Their favourite matchmaking place is the synagogue, where the males between 20 and 45 in the congregation are closely scrutinised and devotion comes pretty low. Sandwiched between the two of them Jessica hisses: "Would you shut up? I'm atoning."

Unrelentingly mother invites an IBM executive to dinner in the hope that he might be the one, which only adds to Jessicas insecurities.

After failing abysmally on dates through the personal column, in despair she answers one in the Women Seeking Women section. She is drawn to the advertisement by the quotation from the poet Rilke and is even more delighted with the word marinate when not used in association with cooking.

Jessica loves words and plays verbal games with her boss and ex-boyfriend Josh (Scott Cohen) to show off her dexterity.
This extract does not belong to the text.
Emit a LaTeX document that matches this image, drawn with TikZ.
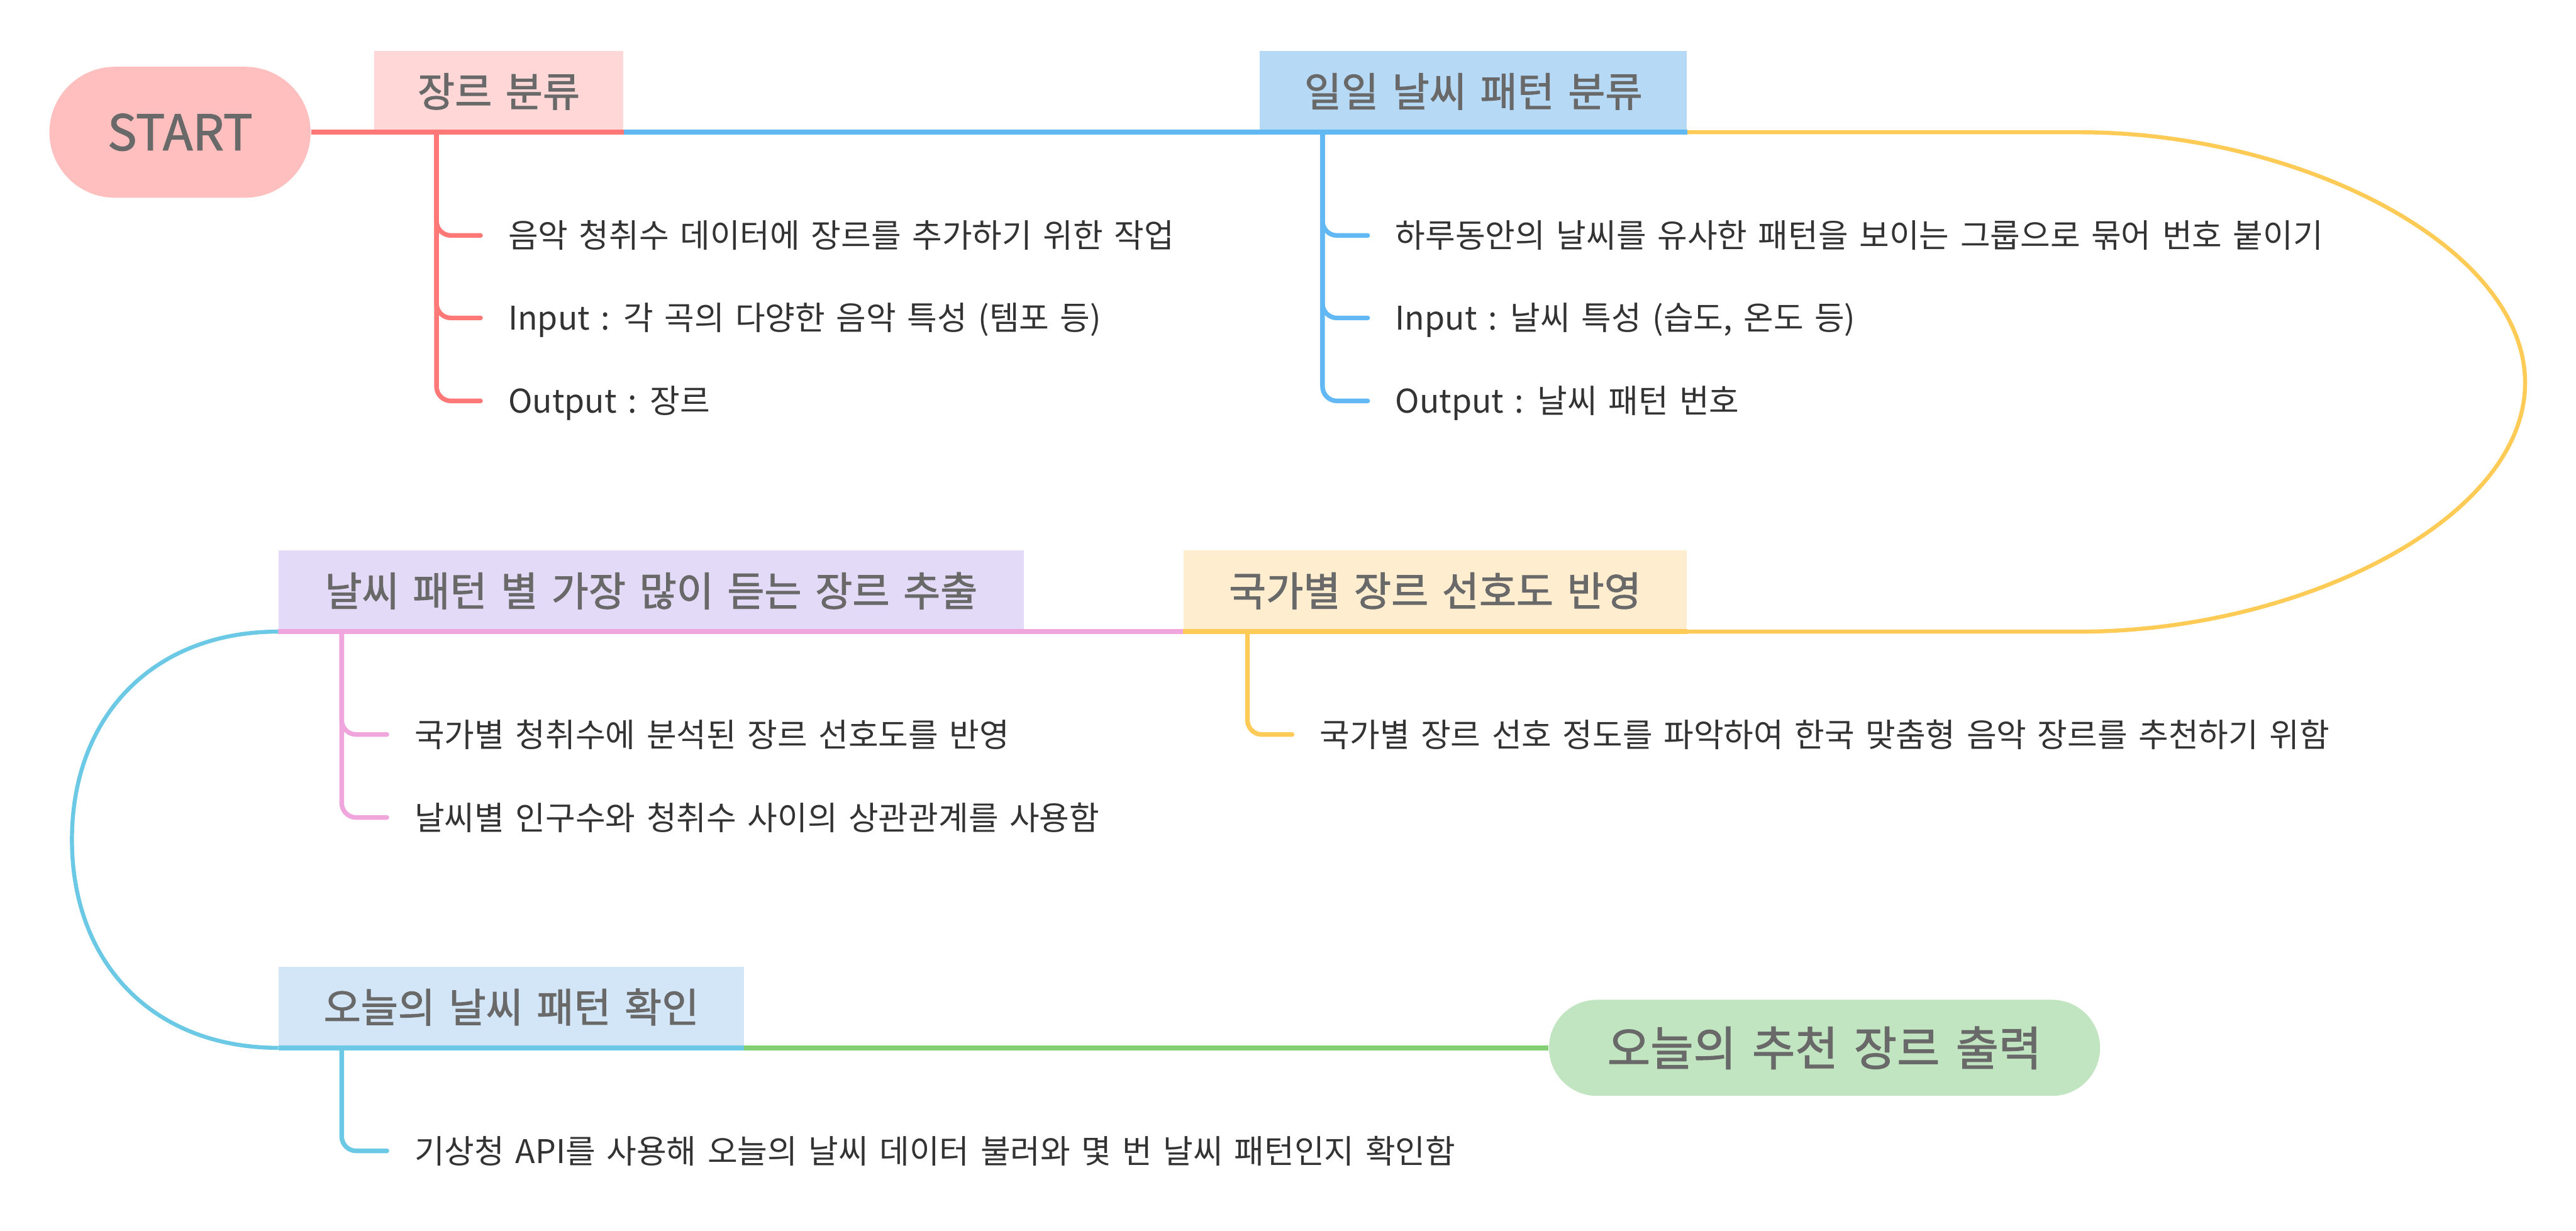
\documentclass[tikz,border=0pt]{standalone}
\usepackage{fontspec}
\setmainfont{Noto Sans CJK KR}[WordSpace=1.5]
\newfontfamily\titlefont{Noto Sans CJK KR}[WordSpace=1.5, FakeBold=1.6]
\usepackage{xcolor}
\definecolor{mmred}{RGB}{255,120,120}
\definecolor{mmblue}{RGB}{98,184,242}
\definecolor{mmyellow}{RGB}{255,203,87}
\definecolor{mmpink}{RGB}{240,166,220}
\definecolor{mmcyan}{RGB}{108,201,229}
\definecolor{mmgreen}{RGB}{131,208,116}
\definecolor{mmstart}{RGB}{255,191,191}
\definecolor{mmgenre}{RGB}{255,215,215}
\definecolor{mmpattern}{RGB}{182,217,245}
\definecolor{mmpref}{RGB}{255,237,208}
\definecolor{mmextract}{RGB}{227,218,247}
\definecolor{mmtoday}{RGB}{210,230,248}
\definecolor{mmresult}{RGB}{193,229,192}
\definecolor{mmtitle}{RGB}{105,105,105}
\definecolor{mmleaf}{RGB}{51,51,51}
\usepackage{tikz}
\usetikzlibrary{calc}

\begin{document}
\begin{tikzpicture}[x=0.02cm, y=-0.02cm,
  topic/.style={fill=#1, inner sep=0pt, minimum height=0.98cm, anchor=south west,
        text=mmtitle, font=\titlefont\fontsize{14}{16}\selectfont},
  pill/.style={fill=#1, inner sep=0pt, text=mmtitle},
  leaf/.style={anchor=west, inner sep=0pt, text=mmleaf, font=\fontsize{11.3}{13}\selectfont,
        text height=9.6pt, text depth=1.1pt},
  trunk/.style={draw=#1, line width=1.65pt},
  loopline/.style={draw=#1, line width=1.4pt},
  twig/.style={draw=#1, line width=1.6pt, rounded corners=5pt, line cap=round}]
  \useasboundingbox (0,0) rectangle (1568,749);

  % Main topics
  \node[pill=mmstart, anchor=east, minimum width=3.18cm, minimum height=1.594cm,
        rounded corners=0.797cm, font=\titlefont\fontsize{17}{20}\selectfont] (start) at (189.4,80.5) {START};
  \node[topic=mmgenre, minimum width=3.03cm] (genre) at (227.5,80.5) {장르 분류};
  \node[topic=mmpattern, minimum width=5.2cm] (pattern) at (766.5,80.5) {일일 날씨 패턴 분류};
  \node[topic=mmpref, minimum width=6.13cm] (pref) at (720,384.4) {국가별 장르 선호도 반영};
  \node[topic=mmextract, minimum width=9.07cm] (extract) at (169.3,384.4) {날씨 패턴 별 가장 많이 듣는 장르 추출};
  \node[topic=mmtoday, minimum width=5.66cm] (today) at (169.4,637.7) {오늘의 날씨 패턴 확인};
  \node[pill=mmresult, anchor=west, minimum width=6.71cm, minimum height=1.17cm,
        rounded corners=0.585cm, font=\titlefont\fontsize{16.2}{19}\selectfont] (result) at (942.5,637.7) {오늘의 추천 장르 출력};

  % Sub topics
  \node[leaf] (g1) at (309,143.3) {음악 청취수 데이터에 장르를 추가하기 위한 작업};
  \node[leaf] (g2) at (309,193.5) {Input : 각 곡의 다양한 음악 특성 (템포 등)};
  \node[leaf] (g3) at (309,244) {Output : 장르};
  \node[leaf] (p1) at (849,143.3) {하루동안의 날씨를 유사한 패턴을 보이는 그룹으로 묶어 번호 붙이기};
  \node[leaf] (p2) at (849,193.5) {Input : 날씨 특성 (습도, 온도 등)};
  \node[leaf] (p3) at (849,244) {Output : 날씨 패턴 번호};
  \node[leaf] (r1) at (803,447) {국가별 장르 선호 정도를 파악하여 한국 맞춤형 음악 장르를 추천하기 위함};
  \node[leaf] (e1) at (252,447) {국가별 청취수에 분석된 장르 선호도를 반영};
  \node[leaf] (e2) at (252,497.5) {날씨별 인구수와 청취수 사이의 상관관계를 사용함};
  \node[leaf] (t1) at (252,700.4) {기상청 API를 사용해 오늘의 날씨 데이터 불러와 몇 번 날씨 패턴인지 확인함};

  % Main line
  \draw[trunk=mmred] (start.east) -- (genre.south east);
  \draw[trunk=mmred] (genre.south west) -- (genre.south east);
  \draw[trunk=mmblue] (genre.south east) -- (pattern.south east);
  \draw[loopline=mmyellow] (pattern.south east) -- (1266,80.5)
        .. controls (1400,80.5) and (1537,150) .. (1537,233)
        .. controls (1537,316) and (1400,384.4) .. (1266,384.4) -- (pref.south east);
  \draw[trunk=mmyellow] (pref.south east) -- (pref.south west);
  \draw[trunk=mmpink] (pref.south west) -- (extract.south west);
  \draw[loopline=mmcyan] (extract.south west)
        .. controls (94,384.4) and (43.8,435.1) .. (43.8,511)
        .. controls (43.8,587) and (94,637.7) .. (today.south west);
  \draw[trunk=mmcyan] (today.south west) -- (today.south east);
  \draw[trunk=mmgreen] (today.south east) -- (result.west);

  % Branches
  \foreach \leafname in {g1,g2,g3}
    \draw[twig=mmred] ($(genre.south west)+(38.2,0)$) |- ($(\leafname.west)+(-16.5,0)$);
  \foreach \leafname in {p1,p2,p3}
    \draw[twig=mmblue] ($(pattern.south west)+(38.5,0)$) |- ($(\leafname.west)+(-16.5,0)$);
  \draw[twig=mmyellow] ($(pref.south west)+(39.3,0)$) |- ($(r1.west)+(-16.5,0)$);
  \foreach \leafname in {e1,e2}
    \draw[twig=mmpink] ($(extract.south west)+(38.7,0)$) |- ($(\leafname.west)+(-16.5,0)$);
  \draw[twig=mmcyan] ($(today.south west)+(38.6,0)$) |- ($(t1.west)+(-16.5,0)$);
\end{tikzpicture}
\end{document}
Oversexed art-gallery owner Helen Cooper (Heather Jurgensen) placed the ad because she is bored with men and wants a change. They embark on a tentative courtship, neither being quite sure how far they should go. However though the experienced Helen is more relaxed, Jessica tackles the situation with enthusiasm, arriving on the first date with step-by-step sex manuals.

That said, when it is her brothers wedding she is very reluctant to invite Helen, which would mean her coming out of the closet.

So what is their sexual direction and can the stereotype Jewish mother come up trumps in the end?

Westfeldt and Jurgensen wrote the sharp and witty script based on their play Lipschtick which ran off-off Broadway in the autumn of 1997.

It is an honest and at times sweet interpretation of what really might happen given the same situation, greatly helped by the chemistry between them. The star turn must go to Feldshuh, who gives a performance worthy of a Best Supporting Actress nomination.

Making his debut as director Charles Herman-Wurmfeld delivers a well-put together comedy. However like Mel Gibson's What Women Want it has a laboured start, a clever middle and a contrived ending, making it overall a very lightweight film.